===== MATERIAL FOR THIS TASK =====

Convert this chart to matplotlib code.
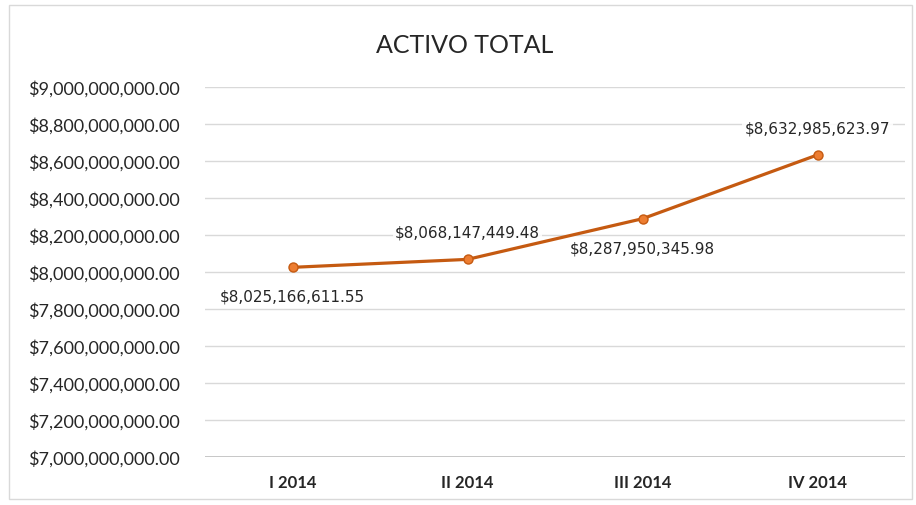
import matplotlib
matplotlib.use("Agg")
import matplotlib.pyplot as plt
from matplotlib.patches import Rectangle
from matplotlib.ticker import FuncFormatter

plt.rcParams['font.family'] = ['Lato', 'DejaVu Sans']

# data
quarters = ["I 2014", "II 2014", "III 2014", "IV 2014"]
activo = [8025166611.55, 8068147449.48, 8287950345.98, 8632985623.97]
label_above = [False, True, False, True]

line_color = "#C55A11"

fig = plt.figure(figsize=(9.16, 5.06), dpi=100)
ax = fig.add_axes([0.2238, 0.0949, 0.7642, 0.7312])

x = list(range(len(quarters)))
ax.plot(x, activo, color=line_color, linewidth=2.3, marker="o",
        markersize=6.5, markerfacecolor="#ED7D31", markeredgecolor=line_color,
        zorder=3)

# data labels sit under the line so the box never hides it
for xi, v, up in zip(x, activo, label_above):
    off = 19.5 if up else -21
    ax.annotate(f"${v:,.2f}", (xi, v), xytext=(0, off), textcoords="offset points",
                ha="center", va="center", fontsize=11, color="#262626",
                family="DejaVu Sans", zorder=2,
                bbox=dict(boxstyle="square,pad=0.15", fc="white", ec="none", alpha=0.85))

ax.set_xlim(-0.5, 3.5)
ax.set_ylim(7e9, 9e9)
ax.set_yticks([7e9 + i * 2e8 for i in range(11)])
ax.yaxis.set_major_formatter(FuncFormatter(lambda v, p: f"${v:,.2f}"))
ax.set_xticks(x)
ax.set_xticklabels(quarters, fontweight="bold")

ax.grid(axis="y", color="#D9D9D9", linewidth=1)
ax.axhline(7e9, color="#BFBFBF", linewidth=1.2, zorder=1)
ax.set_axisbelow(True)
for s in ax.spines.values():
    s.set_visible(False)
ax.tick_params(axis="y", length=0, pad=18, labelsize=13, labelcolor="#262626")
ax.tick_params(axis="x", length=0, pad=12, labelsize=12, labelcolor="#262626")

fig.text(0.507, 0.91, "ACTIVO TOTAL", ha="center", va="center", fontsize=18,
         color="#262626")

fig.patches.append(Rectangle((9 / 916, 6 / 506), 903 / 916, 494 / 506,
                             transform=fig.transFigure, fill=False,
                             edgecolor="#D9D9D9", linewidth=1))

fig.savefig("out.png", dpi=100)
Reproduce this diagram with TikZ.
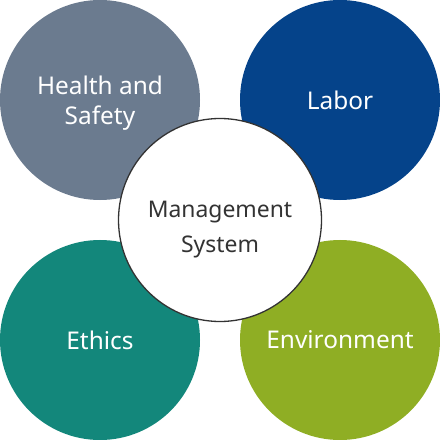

=====

OBJECTIVE =
Go through the listing above and quote it exactly, apart from its images.

WRITTEN RESPONSE =
Convert this chart to matplotlib code.
import matplotlib
matplotlib.use("Agg")
import matplotlib.pyplot as plt
from matplotlib.patches import Rectangle
from matplotlib.ticker import FuncFormatter

plt.rcParams['font.family'] = ['Lato', 'DejaVu Sans']

# data
quarters = ["I 2014", "II 2014", "III 2014", "IV 2014"]
activo = [8025166611.55, 8068147449.48, 8287950345.98, 8632985623.97]
label_above = [False, True, False, True]

line_color = "#C55A11"

fig = plt.figure(figsize=(9.16, 5.06), dpi=100)
ax = fig.add_axes([0.2238, 0.0949, 0.7642, 0.7312])

x = list(range(len(quarters)))
ax.plot(x, activo, color=line_color, linewidth=2.3, marker="o",
        markersize=6.5, markerfacecolor="#ED7D31", markeredgecolor=line_color,
        zorder=3)

# data labels sit under the line so the box never hides it
for xi, v, up in zip(x, activo, label_above):
    off = 19.5 if up else -21
    ax.annotate(f"${v:,.2f}", (xi, v), xytext=(0, off), textcoords="offset points",
                ha="center", va="center", fontsize=11, color="#262626",
                family="DejaVu Sans", zorder=2,
                bbox=dict(boxstyle="square,pad=0.15", fc="white", ec="none", alpha=0.85))

ax.set_xlim(-0.5, 3.5)
ax.set_ylim(7e9, 9e9)
ax.set_yticks([7e9 + i * 2e8 for i in range(11)])
ax.yaxis.set_major_formatter(FuncFormatter(lambda v, p: f"${v:,.2f}"))
ax.set_xticks(x)
ax.set_xticklabels(quarters, fontweight="bold")

ax.grid(axis="y", color="#D9D9D9", linewidth=1)
ax.axhline(7e9, color="#BFBFBF", linewidth=1.2, zorder=1)
ax.set_axisbelow(True)
for s in ax.spines.values():
    s.set_visible(False)
ax.tick_params(axis="y", length=0, pad=18, labelsize=13, labelcolor="#262626")
ax.tick_params(axis="x", length=0, pad=12, labelsize=12, labelcolor="#262626")

fig.text(0.507, 0.91, "ACTIVO TOTAL", ha="center", va="center", fontsize=18,
         color="#262626")

fig.patches.append(Rectangle((9 / 916, 6 / 506), 903 / 916, 494 / 506,
                             transform=fig.transFigure, fill=False,
                             edgecolor="#D9D9D9", linewidth=1))

fig.savefig("out.png", dpi=100)
Reproduce this diagram with TikZ.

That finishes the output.